I’ve written about Loom in more detail here.

Panama

Project Panama is focused on improving the JVM’s ability to interact with non-Java APIs. This may remind you of JNI (Java Native Interface), which already allows for the ability to call out to “native” code like compiled C or C++. Project Panama aims to improve upon JNI’s approach (particularly the developer experience) to such an extent that JNI is superseded. Goals include eliminating boilerplate, providing a ByteBuffer alternative, and introducing some foundational components that can be used.

In general, Panama is targeted at making what’s known as FFI (foreign function interface) calls more idiomatic.

A kind of spin-off from Panama is the Vector API. This is the effort to improve Java’s ability to interact with the CPU’s vector support. (One imagines the opportunity for improvement here was discovered while mucking around in OS internals.)

Valhalla

Project Valhalla’s mission statement is to “augment the Java object model with value objects and user-defined primitives, combining the abstractions of object-oriented programming with the performance characteristics of simple primitives.”

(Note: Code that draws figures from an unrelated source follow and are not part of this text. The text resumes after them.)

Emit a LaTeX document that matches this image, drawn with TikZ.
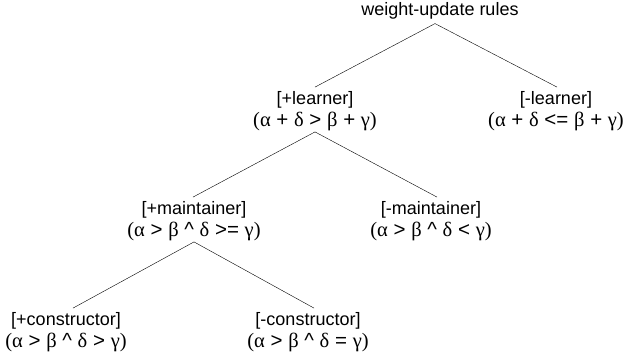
\documentclass[tikz,border=0pt]{standalone}
\usepackage{fontspec}
\setmainfont{Liberation Sans}
\newfontfamily\grk{Liberation Serif}
\usepackage{tikz}
\newcommand{\gr}[1]{{\grk #1}}
\newcommand{\cond}[1]{{\fontsize{20.5}{22}\selectfont #1}}
\tikzset{rule/.style={align=center, inner sep=0pt, font=\fontsize{18}{22}\selectfont}}

\begin{document}
\begin{tikzpicture} [x=1pt, y=-1pt]
  \useasboundingbox (0,0) rectangle (623,356);
  \node[rule] (W) at (440,11) {weight-update rules};
  \node[rule] (Lp) at (315,111) {[+learner]\\ \cond{\gr{(α} + \gr{δ} > \gr{β} + \gr{γ)}}};
  \node[rule] (Lm) at (556,111) {[-learner]\\ \cond{\gr{(α} + \gr{δ} <= \gr{β} + \gr{γ)}}};
  \node[rule] (Mp) at (194,221) {[+maintainer]\\ \cond{\gr{(α} > \gr{β} \textasciicircum{} \gr{δ} >= \gr{γ)}}};
  \node[rule] (Mm) at (431,221) {[-maintainer]\\ \cond{\gr{(α} > \gr{β} \textasciicircum{} \gr{δ} < \gr{γ)}}};
  \node[rule] (Cp) at (66,332) {[+constructor]\\ \cond{\gr{(α} > \gr{β} \textasciicircum{} \gr{δ} > \gr{γ)}}};
  \node[rule] (Cm) at (308,332) {[-constructor]\\ \cond{\gr{(α} > \gr{β} \textasciicircum{} \gr{δ} = \gr{γ)}}};

  \draw ([xshift=-5pt,yshift=-4pt]W.south) -- ([yshift=4pt]Lp.north);
  \draw ([xshift=-5pt,yshift=-4pt]W.south) -- ([xshift=1pt,yshift=4pt]Lm.north);
  \draw ([yshift=-1pt]Lp.south) -- ([xshift=-1pt,yshift=4pt]Mp.north);
  \draw ([yshift=-1pt]Lp.south) -- ([xshift=6pt,yshift=4pt]Mm.north);
  \draw ([yshift=-1pt]Mp.south) -- ([xshift=7pt,yshift=4pt]Cp.north);
  \draw ([yshift=-1pt]Mp.south) -- ([xshift=6pt,yshift=4pt]Cm.north);
\end{tikzpicture}
\end{document}
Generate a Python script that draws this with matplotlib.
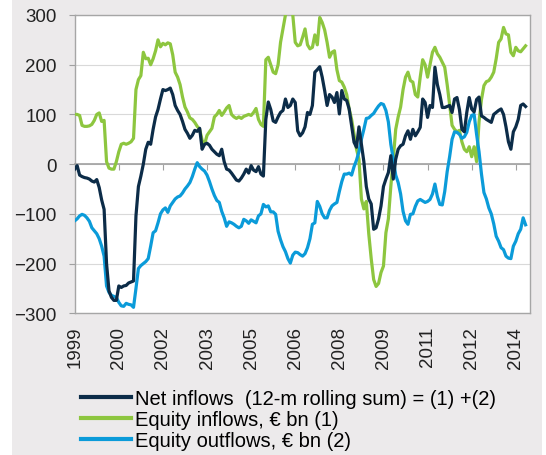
import matplotlib
matplotlib.use("Agg")
import matplotlib.pyplot as plt
from matplotlib.patches import Rectangle

plt.rcParams['font.family'] = ['Liberation Sans', 'DejaVu Sans']

year_labels = ["1999", "2000", "2002", "2003", "2005", "2006", "2008",
               "2009", "2011", "2012", "2014"]

# monthly values, Jan 1999 onwards (EUR bn, 12-m rolling sums)
net_inflows = [
    -10, -3, -22, -25, -27, -28, -30, -34, -36, -31, -47, -72, -91, -200, -255, -268,
    -274, -274, -245, -248, -245, -244, -239, -237, -235, -104, -45, -24, 0, 30,
    44, 40, 70, 95, 110, 131, 150, 148, 150, 153, 140, 118, 108, 100, 86, 70,
    62, 52, 58, 68, 66, 72, 30, 40, 42, 38, 30, 25, 20, 17, 30, 5,
    -10, -12, -18, -25, -32, -34, -28, -20, -10, -18, -3, -12, -15, -5, -20, -24,
    90, 125, 110, 87, 84, 95, 104, 108, 131, 114, 118, 131, 124, 67, 57, 63,
    75, 104, 100, 118, 185, 190, 196, 175, 148, 118, 140, 135, 124, 144, 101, 148,
    131, 128, 111, 77, 44, 34, 75, 40, 5, -45, -70, -80, -131, -128, -110, -84,
    -45, -30, -17, 17, -30, 10, 30, 37, 40, 57, 67, 50, 70, 57, 65, 74,
    131, 124, 94, 118, 114, 195, 160, 140, 114, 114, 116, 118, 104, 131, 134, 110,
    70, 65, 104, 134, 111, 105, 130, 135, 97, 94, 90, 87, 84, 100, 104, 108,
    111, 100, 75, 45, 30, 65, 75, 90, 118, 121, 116,
]

equity_inflows = [
    100, 100, 98, 78, 76, 76, 77, 80, 88, 100, 103, 86, 88, 5, -8, -10,
    -10, 5, 25, 40, 42, 40, 42, 45, 52, 150, 170, 178, 225, 212, 213, 200,
    212, 228, 250, 236, 243, 240, 244, 242, 220, 185, 175, 160, 135, 115, 105, 93,
    90, 84, 76, 70, 48, 40, 58, 65, 72, 95, 100, 108, 98, 105, 113, 118,
    100, 95, 92, 95, 92, 96, 98, 100, 98, 104, 112, 90, 80, 76, 210, 215,
    200, 185, 182, 200, 245, 272, 300, 310, 310, 300, 245, 238, 240, 255, 272, 240,
    232, 235, 260, 240, 295, 285, 270, 245, 215, 225, 228, 190, 168, 165, 155, 140,
    111, 90, 60, 30, 10, -70, -90, -75, -140, -190, -232, -246, -240, -218, -205, -138,
    -110, -45, 10, 70, 95, 115, 150, 175, 185, 168, 165, 140, 135, 175, 210, 200,
    175, 200, 225, 235, 222, 215, 205, 195, 160, 120, 78, 70, 65, 68, 45, 30,
    25, 35, 15, 35, 5, 85, 130, 158, 166, 168, 175, 185, 212, 245, 252, 275,
    262, 260, 225, 218, 235, 228, 226, 232, 238,
]

equity_outflows = [
    -114, -110, -104, -101, -103, -108, -115, -128, -134, -140, -150, -165, -185, -245, -258, -264,
    -266, -268, -278, -285, -286, -280, -282, -283, -288, -250, -210, -204, -200, -196, -190, -165,
    -138, -134, -118, -100, -92, -88, -97, -84, -77, -70, -66, -64, -58, -50, -44, -37,
    -25, -10, 3, -5, -10, -14, -22, -35, -50, -63, -73, -77, -95, -108, -125, -116,
    -118, -121, -125, -128, -125, -111, -114, -119, -112, -115, -118, -104, -100, -81, -86, -84,
    -96, -96, -101, -135, -152, -166, -176, -190, -199, -183, -177, -178, -182, -185, -180, -168,
    -150, -121, -118, -75, -85, -100, -108, -108, -93, -84, -80, -77, -55, -35, -20, -20,
    -18, -22, -5, 8, 25, 50, 70, 92, 93, 98, 102, 110, 117, 122, 120, 108,
    85, 40, 10, -22, -37, -60, -95, -114, -121, -101, -100, -85, -74, -71, -74, -77,
    -75, -71, -60, -40, -65, -81, -82, -55, -15, 15, 50, 65, 64, 60, 52, 55,
    64, 85, 98, 100, 60, 25, -20, -57, -70, -88, -100, -120, -145, -155, -168, -172,
    -185, -189, -190, -165, -155, -140, -131, -108, -122,
]

series_labels = [
    "Net inflows  (12-m rolling sum) = (1) +(2)",
    "Equity inflows, \u20ac bn (1)",
    "Equity outflows, \u20ac bn (2)",
]
colors = ["#0C2C48", "#8DC63F", "#0B9BD9"]

W, H = 546, 456
fig = plt.figure(figsize=(W / 100, H / 100), dpi=100, facecolor="white")
fig.patches.append(Rectangle((12 / W, 0), (542 - 12) / W, 1, transform=fig.transFigure,
                             facecolor="#ECEAEB", edgecolor="none", zorder=-10))

L, R, T, B = 74.7, 530, 16, 314.3
ax = fig.add_axes([L / W, 1 - B / H, (R - L) / W, (B - T) / H])
ax.set_zorder(1)
ax.set_facecolor("white")

months_net = list(range(len(net_inflows)))
months_in = list(range(len(equity_inflows)))
months_out = list(range(len(equity_outflows)))

lines = []
lines += ax.plot(months_net, net_inflows, color=colors[0], lw=2.3, zorder=5, solid_joinstyle="round")
lines += ax.plot(months_in, equity_inflows, color=colors[1], lw=2.3, zorder=3, solid_joinstyle="round")
lines += ax.plot(months_out, equity_outflows, color=colors[2], lw=2.3, zorder=4, solid_joinstyle="round")

ax.set_xlim(0, 185.8)
ax.set_ylim(-300, 300)
ax.set_yticks(range(-300, 301, 100))
ax.yaxis.grid(True, color="#D9D9D9", lw=0.8)
ax.set_axisbelow(True)
ax.tick_params(axis="y", labelsize=13.5, colors="#A0A0A0", labelcolor="#222222",
               length=4, width=0.8, pad=9)

tick_pos = [18 * i for i in range(len(year_labels))]
ax.spines["bottom"].set_position(("data", 0))
ax.spines["bottom"].set_color("#A0A0A0")
ax.spines["bottom"].set_linewidth(1.2)
ax.set_xticks(tick_pos)
ax.set_xticklabels([])
ax.tick_params(axis="x", direction="out", length=4, width=0.8, colors="#A0A0A0")

for s in ["top", "right", "left"]:
    ax.spines[s].set_color("#A6A6A6")
    ax.spines[s].set_linewidth(1.0)

sec = ax.secondary_xaxis("bottom")
sec.set_xticks(tick_pos)
sec.set_xticklabels(year_labels, rotation=90, fontsize=13.5, color="#222222")
sec.tick_params(length=0, pad=9)
sec.spines["bottom"].set_color("#A6A6A6")
sec.spines["bottom"].set_linewidth(1.0)

leg = fig.legend(lines, series_labels, loc="upper left", bbox_to_anchor=(81 / W, 1 - 390 / H),
                 frameon=False, fontsize=14.5, handlelength=2.5, handletextpad=0.2,
                 labelspacing=0.1, borderaxespad=0, borderpad=0)
for l in leg.get_lines():
    l.set_linewidth(3)

fig.savefig("out.png", dpi=100, facecolor=fig.get_facecolor())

In a sense, Valhalla is attempting to unify Java’s types, making it possible to address primitives and classes in a generic way. In fact, you will be able to use generics on primitives.

A value class is one that allows for references, like a normal class, but makes all member variables final. Put another way, it is “shallow immutable.” A value class will be declared with the value modifier in front of the class keyword. In contrast to the new user-defined primitive types, value classes can be null.

User-defined primitives can’t be null—this is what makes them primitive-like.  Moreover, they can have no references. Essentially, they are a custom grouping of primitives. The primitive class modifier will be introduced to declare them.

So we are seeing a kind of bridging between primitive and custom types. As part of this effort, Java programs will be able to apply generics to both classes and primitives, along with reaping their performance benefits.